21. It is appropriate to notice the provision regarding limitation under Section 21 of the Administrative Tribunals Act. Sub-section (1) has prescribed a period of one year for making of the application and power of condonation of delay of a total period of six months has been vested under sub-section (3). The civil court's jurisdiction has been taken away by the Act and, therefore, as far as government servants are concerned, Article 58 may not be invocable in view of the special limitation. Yet, suits outside the purview of the Administrative Tribunals Act shall continue to be governed by Article 58.

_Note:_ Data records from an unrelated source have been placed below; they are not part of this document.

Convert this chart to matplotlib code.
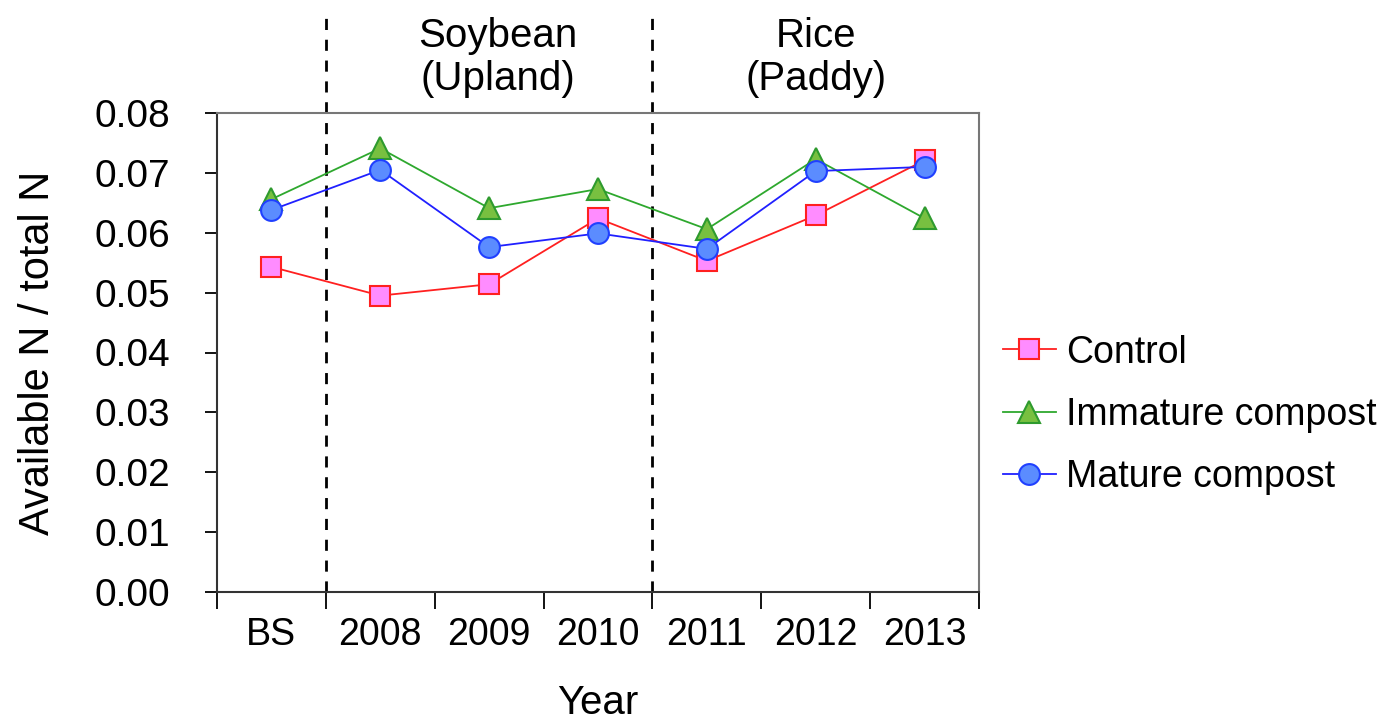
import matplotlib
matplotlib.use("Agg")
from matplotlib import pyplot as plt
import numpy as np

years = ["BS", "2008", "2009", "2010", "2011", "2012", "2013"]
control = [0.0543, 0.0495, 0.0514, 0.0624, 0.0553, 0.0629, 0.0721]
immature = [0.0656, 0.0741, 0.0641, 0.0673, 0.0606, 0.0723, 0.0624]
mature = [0.0638, 0.0705, 0.0576, 0.0599, 0.0573, 0.0703, 0.0710]
periods = ["Soybean\n(Upland)", "Rice\n(Paddy)"]

plt.rcParams['font.family'] = ['Liberation Sans', 'DejaVu Sans']

fig = plt.figure(figsize=(13.93, 7.22), dpi=100)
ax = fig.add_axes([217 / 1393, 130 / 722, 762 / 1393, 479 / 722])

x = np.arange(len(years))
ax.plot(x, control, color='#ff2020', lw=1.3, marker='s', ms=14,
        mfc='#ff8cff', mec='#ff2020', mew=1.5, label='Control', zorder=3)
ax.plot(x, immature, color='#2ea82e', lw=1.3, marker='^', ms=16,
        mfc='#78c040', mec='#2e9a2e', mew=1.5, label='Immature compost', zorder=3)
ax.plot(x, mature, color='#2020ff', lw=1.3, marker='o', ms=15,
        mfc='#5b8cff', mec='#2040ff', mew=1.5, label='Mature compost', zorder=4)

ax.set_xlim(-0.5, 6.5)
ax.set_ylim(0, 0.08)

# dashed separators reaching above the plot
for xv in [0.5, 3.5]:
    ax.plot([xv, xv], [0, 0.0972], color='black', lw=2, ls=(0, (4, 3.5)),
            clip_on=False, zorder=2)

ax.text(2.08, 0.0893, periods[0], ha='center', va='center', fontsize=29,
        linespacing=1.15)
ax.text(5.0, 0.0893, periods[1], ha='center', va='center', fontsize=29,
        linespacing=1.15)

ax.set_xticks(x)
ax.set_xticklabels(years, fontsize=27)
ax.set_xticks(np.arange(-0.5, 7, 1), minor=True)
ax.tick_params(axis='x', which='major', length=0, pad=18)
ax.tick_params(axis='x', which='minor', length=12, width=1.3, direction='out')
ax.set_yticks(np.arange(0, 0.081, 0.01))
ax.set_yticklabels(["%.2f" % v for v in np.arange(0, 0.081, 0.01)], fontsize=28)
ax.tick_params(axis='y', length=9, width=1.3, direction='out', pad=25)

for s in ['top', 'right']:
    ax.spines[s].set_color('#777777')
    ax.spines[s].set_linewidth(1.5)
for s in ['left', 'bottom']:
    ax.spines[s].set_color('#333333')
    ax.spines[s].set_linewidth(1.5)

ax.set_xlabel('Year', fontsize=29, labelpad=22)
ax.set_ylabel('Available N / total N', fontsize=30, labelpad=26)

ax.legend(loc='center left', bbox_to_anchor=(1.012, 0.37), frameon=False,
          fontsize=27, handlelength=1.4, handletextpad=0.27, labelspacing=0.7,
          borderaxespad=0)

fig.savefig('out.png', dpi=100)
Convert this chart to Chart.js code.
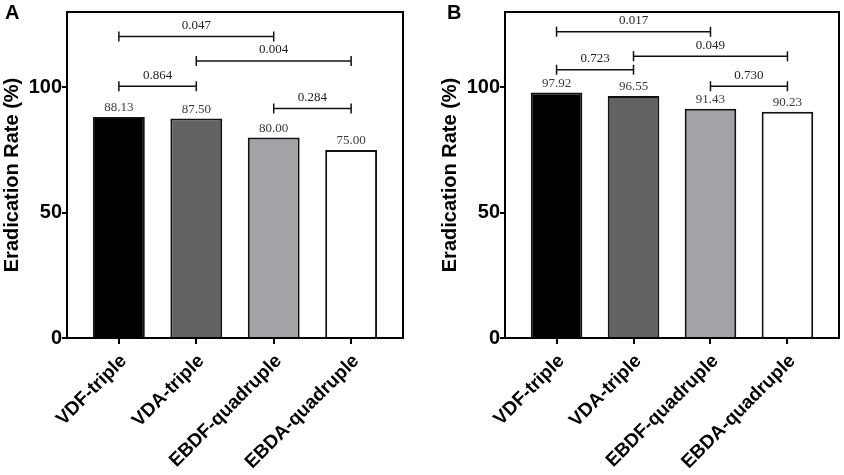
<!DOCTYPE html>
<html>
<head>
<meta charset="utf-8">
<script src="https://cdn.jsdelivr.net/npm/chart.js@4.4.0/dist/chart.umd.min.js"></script>
<style>
  body { margin: 0; background: #fff; }
  #wrap { position: relative; width: 844px; height: 475px; overflow: hidden; }
  #chartA { position: absolute; left: 0; top: 0; }
  #chartB { position: absolute; left: 438px; top: 0; }
</style>
</head>
<body>
<div id="wrap">
  <canvas id="chartA" width="422" height="475"></canvas>
  <canvas id="chartB" width="406" height="475"></canvas>
</div>
<script>
// groups on the x axis
var categories = ['VDF-triple', 'VDA-triple', 'EBDF-quadruple', 'EBDA-quadruple'];
var yTicks = [0, 50, 100];

// eradication rate (%)
var ratesA = [88.13, 87.50, 80.00, 75.00];
var ratesB = [97.92, 96.55, 91.43, 90.23];

// p value brackets: pair of groups, p value, height on the y scale
var pairsA = [[0, 2], [1, 3], [0, 1], [2, 3]];
var pValuesA = ['0.047', '0.004', '0.864', '0.284'];
var levelsA = [120.2, 110.5, 100.4, 91.5];

var pairsB = [[0, 2], [1, 3], [0, 1], [2, 3]];
var pValuesB = ['0.017', '0.049', '0.723', '0.730'];
var levelsB = [122.1, 112.4, 107.0, 100.4];

var barColors = ['#000000', '#636363', '#a4a3a8', '#ffffff'];
var sansBold = 'bold 20px "Liberation Sans", Arial, sans-serif';

// frame, p value brackets, bar values, panel letter
var decorPlugin = {
    id: 'decor',
    afterDatasetsDraw: function(chart, args, opts) {
        var c = chart.ctx;
        var area = chart.chartArea;
        var xs = chart.scales.x;
        var ys = chart.scales.y;
        c.save();

        // values above bars
        c.fillStyle = '#3a3a3a';
        c.font = '13px "Liberation Serif", "Times New Roman", serif';
        c.textAlign = 'center';
        c.textBaseline = 'middle';
        opts.values.forEach(function(v, i){
            c.fillText(v.toFixed(2), xs.getPixelForValue(i), ys.getPixelForValue(v) - 9);
        });

        // brackets
        c.strokeStyle = '#111';
        c.lineWidth = 1.5;
        c.fillStyle = '#222';
        opts.pairs.forEach(function(p, k){
            var x1 = xs.getPixelForValue(p[0]);
            var x2 = xs.getPixelForValue(p[1]);
            var y = ys.getPixelForValue(opts.levels[k]);
            c.beginPath();
            c.moveTo(x1, y); c.lineTo(x2, y);
            c.moveTo(x1, y - 5); c.lineTo(x1, y + 5);
            c.moveTo(x2, y - 5); c.lineTo(x2, y + 5);
            c.stroke();
            c.fillText(opts.pvals[k], (x1 + x2) / 2, y - 11);
        });

        // frame
        c.strokeStyle = '#000';
        c.lineWidth = 2;
        c.strokeRect(area.left, area.top, area.right - area.left, area.bottom - area.top);

        // panel letter
        c.fillStyle = '#000';
        c.font = sansBold;
        c.textAlign = 'left';
        c.fillText(opts.letter, opts.letterX, 13);
        c.restore();
    }
};

function makePanel(id, values, pairs, pvals, levels, letter, letterX, padRight) {
    var ctx = document.getElementById(id).getContext('2d');
    return new Chart(ctx, {
        type: 'bar',
        data: {
            datasets: [{
                data: values.map(function(v, i){ return {x: i, y: v}; }),
                backgroundColor: barColors,
                borderColor: '#111',
                borderWidth: 2,
                categoryPercentage: 1,
                barPercentage: 0.67
            }]
        },
        options: {
            responsive: false,
            animation: false,
            layout: { padding: { top: 3, right: padRight, left: 0, bottom: 0 } },
            plugins: {
                legend: { display: false },
                tooltip: { enabled: false },
                decor: { values: values, pairs: pairs, pvals: pvals, levels: levels, letter: letter, letterX: letterX }
            },
            scales: {
                x: {
                    type: 'linear',
                    min: -0.67,
                    max: 3.67,
                    offset: false,
                    afterBuildTicks: function(s){ s.ticks = categories.map(function(c, i){ return {value: i}; }); },
                    afterFit: function(s){ s.height = 137; },
                    border: { display: true, color: '#000', width: 2 },
                    grid: { offset: false, drawOnChartArea: false, drawTicks: true, tickLength: 6, color: '#000', lineWidth: 2 },
                    ticks: {
                        autoSkip: false,
                        maxRotation: 45,
                        minRotation: 45,
                        padding: 6,
                        labelOffset: 5,
                        color: '#000',
                        font: { family: '"Liberation Sans", Arial, sans-serif', size: 19, weight: 'bold' },
                        callback: function(v){ return categories[v]; }
                    }
                },
                y: {
                    min: 0,
                    max: 130,
                    afterBuildTicks: function(s){ s.ticks = yTicks.map(function(v){ return {value: v}; }); },
                    afterFit: function(s){ s.width = 67; },
                    border: { display: true, color: '#000', width: 2 },
                    grid: { drawOnChartArea: false, drawTicks: true, tickLength: 5, color: '#000', lineWidth: 2 },
                    ticks: {
                        padding: 0,
                        color: '#000',
                        font: { family: '"Liberation Sans", Arial, sans-serif', size: 20, weight: 'bold' }
                    },
                    title: {
                        display: true,
                        text: 'Eradication Rate (%)',
                        color: '#000',
                        padding: { top: 0, bottom: 0 },
                        font: { family: '"Liberation Sans", Arial, sans-serif', size: 20, weight: 'bold' }
                    }
                }
            }
        },
        plugins: [decorPlugin]
    });
}

makePanel('chartA', ratesA, pairsA, pValuesA, levelsA, 'A', 5, 19);
makePanel('chartB', ratesB, pairsB, pValuesB, levelsB, 'B', 9, 5);
</script>
</body>
</html>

22. It is proper that the position in such cases should be uniform. Therefore, in every such case only when the appeal or representation provided by law is disposed of, cause of action shall first accrue and where such order is not made, on the expiry of six months from the date when the appeal was filed or representation was made, the right to sue shall first accrue. Submission of just a memorial or representation to the head of the establishment shall not be taken into consideration in the matter of fixing limitation.
23. In view of what we have said above, Goel case AIR 1958 SC 1036, 1959 SCR 1148 must be taken to have not been correctly decided.
24. Reliance was placed by appellant's learned counsel on a recent decision of a two-Judge Bench in the case Raghubir Jha v. State of Bihar 1986 Supp SCC 372. The conclusion reached is in accord with what we have held but the legal position was not at all referred to or examined. It is unnecessary to make any further reference to that judgment.
25. Now coming to the facts of the present appeal. Since the claim has been dismissed on the plea of limitation and our conclusion is that the suit was within time, the judgments of the trial court, the first appellate court and the High Court are set aside and the matter is remitted to the trial court for disposal in accordance with law. Too long a period has now intervened between the dismissal of the suit and our order of remand. We, therefore, direct the learned trial Judge to take all effective steps open to him in law to ensure that the suit is disposed of finally before 15-12-1989. Costs shall abide the event.